Developing Greater Cognitive Awareness
Reducing confirmation bias does not require perfect objectivity. Human cognition will always be influenced by emotions and subject to perceptual limitations. However, awareness can weaken automatic filtering patterns.
One important shift involves separating identity from opinion. When beliefs become less emotionally tied to self-worth, disagreement feels less threatening, and curiosity becomes easier.
Another useful approach is to slow immediate certainties. The brain naturally prefers fast conclusions because uncertainty requires mental effort. Yet many complex issues benefit from reflective thinking rather than instant judgment.
Psychologically grounded habits that may improve cognitive flexibility include:
- Asking what evidence could disprove an existing belief.
- Reading opposing viewpoints analytically rather than defensively.
- Observing emotional reactions during information processing.
- Distinguishing confidence from actual accuracy.

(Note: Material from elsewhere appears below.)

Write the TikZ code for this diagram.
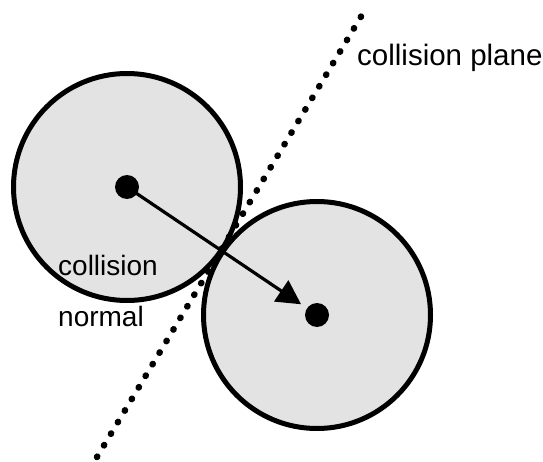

These practices are not self-help techniques or motivational exercises. They are cognitive mechanisms that gradually improve reasoning quality over time.
Human Judgment is More Emotional Than it Appears
Confirmation bias reveals that human perception is shaped not only by facts but also by emotion, memory, identity, and psychological comfort. People rarely interpret information with complete neutrality because the brain constantly filters reality through existing mental frameworks.
Many disagreements in modern life are therefore less about intelligence and more about cognitive interpretation. Individuals often believe they are observing reality objectively while unconsciously reinforcing prior assumptions.
Understanding confirmation bias ultimately encourages greater psychological humility. The ability to question one’s own certainty may be one of the most difficult forms of self-awareness, but it is also one of the most valuable for clearer thinking and more balanced judgment.